Sometimes I come across a new tool that is just so cool that it manages to find a need I didn’t know I had and meet it, all without my input. All right, I admit that in the course of my recent expanded exploration of new lawyer-friendly technologies, this phenomenon has been happening more often than not.
While not such a new discovery for me, I feel it is high time I profess my love for OneNote. OneNote is a Microsoft product that serves as an interactive, Swiss Army Knife sort of a digital notebook and organizational tool. Unlike competing products, OneNote is not web-based. OneNote affords you the ability to capture different types of information, organize that information and retrieve it with a simple search function. You can insert files and web content in various formats (searchable or iconic). And, you can collaborate with others on information in a particular file or “notebook” within OneNote. The information that can be stored includes text, drawings, pictures, multimedia audio and video, ink, websites and links. You can even syncronize OneNote audio recording with notetaking.
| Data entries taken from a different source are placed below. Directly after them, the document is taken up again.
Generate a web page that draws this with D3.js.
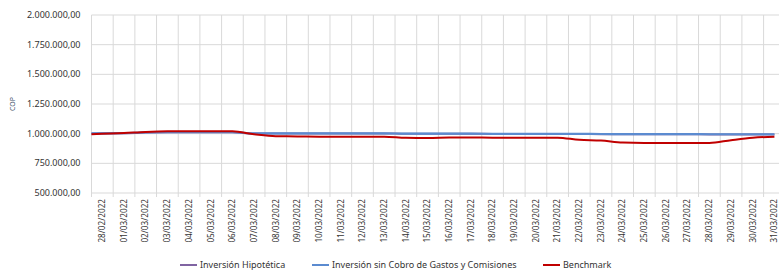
<!DOCTYPE html>
<html>
<head>
<meta charset="utf-8">
<script src="https://cdn.jsdelivr.net/npm/d3@7"></script>
<style>
  html, body { margin: 0; padding: 0; background: #fff; }
  svg { display: block; font-family: "Noto Sans", sans-serif; }
</style>
</head>
<body>
<div id="chart"></div>
<script>
const dates = ['28/02/2022', '01/03/2022', '02/03/2022', '03/03/2022', '04/03/2022', '05/03/2022',
  '06/03/2022', '07/03/2022', '08/03/2022', '09/03/2022', '10/03/2022', '11/03/2022', '12/03/2022',
  '13/03/2022', '14/03/2022', '15/03/2022', '16/03/2022', '17/03/2022', '18/03/2022', '19/03/2022',
  '20/03/2022', '21/03/2022', '22/03/2022', '23/03/2022', '24/03/2022', '25/03/2022', '26/03/2022',
  '27/03/2022', '28/03/2022', '29/03/2022', '30/03/2022', '31/03/2022'];

const hipotetica = [1002000, 1004000, 1009000, 1011000, 1011000, 1011000, 1011000, 1002000, 1001000,
  1002000, 1002000, 1001000, 1001000, 1002000, 999000, 999000, 999000, 999000, 998000, 998000,
  998000, 998000, 997000, 996000, 995000, 995000, 995000, 995000, 994000, 994000, 994000, 994000];

const sinCobro = [1003000, 1005000, 1010000, 1012000, 1012000, 1012000, 1012000, 1003000, 1002000,
  1003000, 1003000, 1002000, 1002000, 1003000, 1000000, 1000000, 1000000, 1000000, 999000, 999000,
  999000, 999000, 998000, 997000, 996000, 996000, 996000, 996000, 995000, 995000, 995000, 995000];

const benchmark = [995000, 1005000, 1015000, 1020000, 1020000, 1020000, 1020000, 995000, 978000,
  977000, 975000, 975000, 975000, 975000, 965000, 963000, 967000, 968000, 966000, 966000,
  966000, 966000, 948000, 942000, 925000, 922000, 922000, 922000, 922000, 945000, 965000, 975000];

const yTicks = [500000, 750000, 1000000, 1250000, 1500000, 1750000, 2000000];

const series = [
  { name: 'Inversión Hipotética', values: hipotetica, color: '#8064a2', width: 2 },
  { name: 'Inversión sin Cobro de Gastos y Comisiones', values: sinCobro, color: '#5b8bd0', width: 2.2 },
  { name: 'Benchmark', values: benchmark, color: '#c00000', width: 2 }
];

const width = 779, height = 275;
const margin = { top: 15, left: 91.5 };
const plotW = 32 * 21.68, plotH = 178;

const locale = d3.formatLocale({ decimal: ',', thousands: '.', grouping: [3], currency: ['$', ''] });
const fmt = locale.format(',.2f');

const svg = d3.select('#chart').append('svg')
  .attr('width', width)
  .attr('height', height)
  .style('overflow', 'hidden');

const g = svg.append('g').attr('transform', `translate(${margin.left},${margin.top})`);

const x = d3.scaleBand().domain(dates).range([0, plotW]);
const y = d3.scaleLinear().domain([500000, 2000000]).range([plotH, 0]);

// horizontal grid
g.append('g').selectAll('line')
  .data(yTicks)
  .join('line')
  .attr('x1', 0).attr('x2', plotW)
  .attr('y1', d => y(d)).attr('y2', d => y(d))
  .attr('stroke', '#d9d9d9')
  .attr('stroke-width', 1);

// vertical grid at category edges, with ticks below axis
g.append('g').selectAll('line')
  .data(dates)
  .join('line')
  .attr('x1', d => x(d)).attr('x2', d => x(d))
  .attr('y1', 0).attr('y2', plotH + 4)
  .attr('stroke', '#d9d9d9')
  .attr('stroke-width', 1);

// y labels
g.append('g').selectAll('text')
  .data(yTicks)
  .join('text')
  .attr('x', -11)
  .attr('y', d => y(d))
  .attr('dy', '0.34em')
  .attr('text-anchor', 'end')
  .attr('font-size', '9px')
  .attr('fill', '#333')
  .text(d => fmt(d));

// x labels rotated
g.append('g').selectAll('text')
  .data(dates)
  .join('text')
  .attr('transform', d => `translate(${x(d) + x.bandwidth() / 2},${plotH + 6}) rotate(-90)`)
  .attr('text-anchor', 'end')
  .attr('dy', '0.34em')
  .attr('font-size', '8.2px')
  .attr('fill', '#333')
  .text(d => d);

// axis title
svg.append('text')
  .attr('transform', `translate(13,104) rotate(-90)`)
  .attr('text-anchor', 'middle')
  .attr('dy', '0.34em')
  .attr('font-size', '7px')
  .attr('fill', '#44546a')
  .text('COP');

const line = d3.line()
  .x((d, i) => i === 0 ? x(dates[0]) : x(dates[i]) + x.bandwidth() / 2)
  .y(d => y(d))
  .curve(d3.curveMonotoneX);

g.append('g').selectAll('path')
  .data(series)
  .join('path')
  .attr('d', d => line(d.values))
  .attr('fill', 'none')
  .attr('stroke', d => d.color)
  .attr('stroke-width', d => d.width)
  .attr('stroke-linejoin', 'round');

// legend
const legendX = [180, 312, 543];
const legend = svg.append('g').selectAll('g')
  .data(series)
  .join('g')
  .attr('transform', (d, i) => `translate(${legendX[i]},265)`);

legend.append('line')
  .attr('x1', 0).attr('x2', 17)
  .attr('stroke', d => d.color)
  .attr('stroke-width', 2);

legend.append('text')
  .attr('x', 20)
  .attr('dy', '0.34em')
  .attr('font-size', '9px')
  .attr('fill', '#333')
  .text(d => d.name);
</script>
</body>
</html>
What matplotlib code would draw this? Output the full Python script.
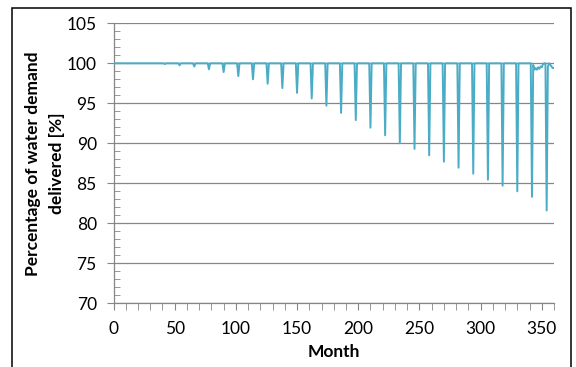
import numpy as np
import matplotlib
matplotlib.use("Agg")
from matplotlib import pyplot as plt
from matplotlib.patches import Rectangle
from matplotlib.ticker import MultipleLocator

plt.rcParams['font.family'] = ['Lato', 'DejaVu Sans']

# monthly series: 100 % except for a dry-season dip once a year
months = np.arange(0, 361)
dip_months = [42, 54, 66, 78, 90, 102, 114, 126, 138, 150, 162, 174, 186,
              198, 210, 222, 234, 246, 258, 270, 282, 294, 306, 318, 330,
              342, 354]
dip_values = [99.9, 99.75, 99.6, 99.25, 98.9, 98.4, 98.0, 97.45, 96.9, 96.3,
              95.6, 94.7, 93.8, 92.9, 91.95, 91.0, 90.0, 89.3, 88.5, 87.7,
              86.95, 86.2, 85.45, 84.7, 84.0, 83.3, 81.6]
# the last few months do not reach 100 again
tail_months = [343, 344, 345, 346, 347, 348, 349, 350, 351, 355, 357, 358, 359, 360]
tail_values = [99.8, 99.2, 99.4, 99.2, 99.5, 99.3, 99.6, 99.5, 99.9, 99.6, 99.8, 99.6, 99.4, 99.4]

delivered = np.full(len(months), 100.0)
delivered[dip_months] = dip_values
delivered[tail_months] = tail_values

W, H = 576, 367
fig = plt.figure(figsize=(W / 100, H / 100), dpi=100)
x0, x1, y0, y1 = 113.5, 554, 23.3, 303.3   # plot area in pixels from top-left
ax = fig.add_axes([x0 / W, 1 - y1 / H, (x1 - x0) / W, (y1 - y0) / H])

ax.plot(months, delivered, color='#4bacc6', lw=1.4, zorder=3)

ax.set_xlim(0, 360)
ax.set_ylim(70, 105)
ax.xaxis.set_major_locator(MultipleLocator(50))
ax.xaxis.set_minor_locator(MultipleLocator(10))
ax.yaxis.set_major_locator(MultipleLocator(5))
ax.yaxis.set_minor_locator(MultipleLocator(1))

ax.grid(axis='y', which='major', color='#868686', lw=0.9)
ax.set_axisbelow(True)
for s in ['top', 'right']:
    ax.spines[s].set_visible(False)
for s in ['left', 'bottom']:
    ax.spines[s].set_color('#868686')
    ax.spines[s].set_linewidth(0.9)

ax.tick_params(axis='y', which='major', direction='out', length=5, color='#868686', labelsize=12.5, pad=7)
ax.tick_params(axis='y', which='minor', direction='in', length=4, color='#868686')
ax.tick_params(axis='x', which='both', direction='out', length=5, color='#868686', labelsize=12.5, pad=8)

ax.set_xlabel('Month', fontweight='bold', fontsize=12.5, va='center')
ax.xaxis.set_label_coords(0.5, -(351.7 - y1) / (y1 - y0))
ax.set_ylabel('Percentage of water demand\ndelivered [%]', fontweight='bold', fontsize=12.5,
              linespacing=1.65, va='center')
ax.yaxis.set_label_coords(-(x0 - 45) / (x1 - x0), 0.5)

# outer frame of the original figure
fig.patches.append(Rectangle((11.9 / W, -0.05), (570.7 - 11.9) / W, 1 - 8 / H + 0.05,
                             transform=fig.transFigure, fill=False, ec='black', lw=1.1))

fig.savefig('out.png', dpi=100)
I find OneNote awesome for organizing my research results, particularly when combining traditional Westlaw and Lexis database searching with public records or other web-based research. I also love it for brainstorming and researching blog concepts and articles. I have OneNote on my desktop and on my mobile phone, which is a Palm Treo 750 running Windows Mobile. This enables me to brainstorm away from my desk and marry my notes and the main file with a simple sync, for on-the-go note taking and organizing power.
But don’t just take it from me: there are plenty of other OneNote lovers out there, like Jason Fitzpatrick, Chris Pratley and Terry Gold. Here is a site with “powertoys” or add-ons for OneNote. For more targeted information about OneNote, check out this FAQ by Ben Schorr.
If you have a need for substantial note taking, research collection and organization of different types of information all in one place, I highly recommend you check out this great product! Sorry Justin Long, point goes to John Hodgman!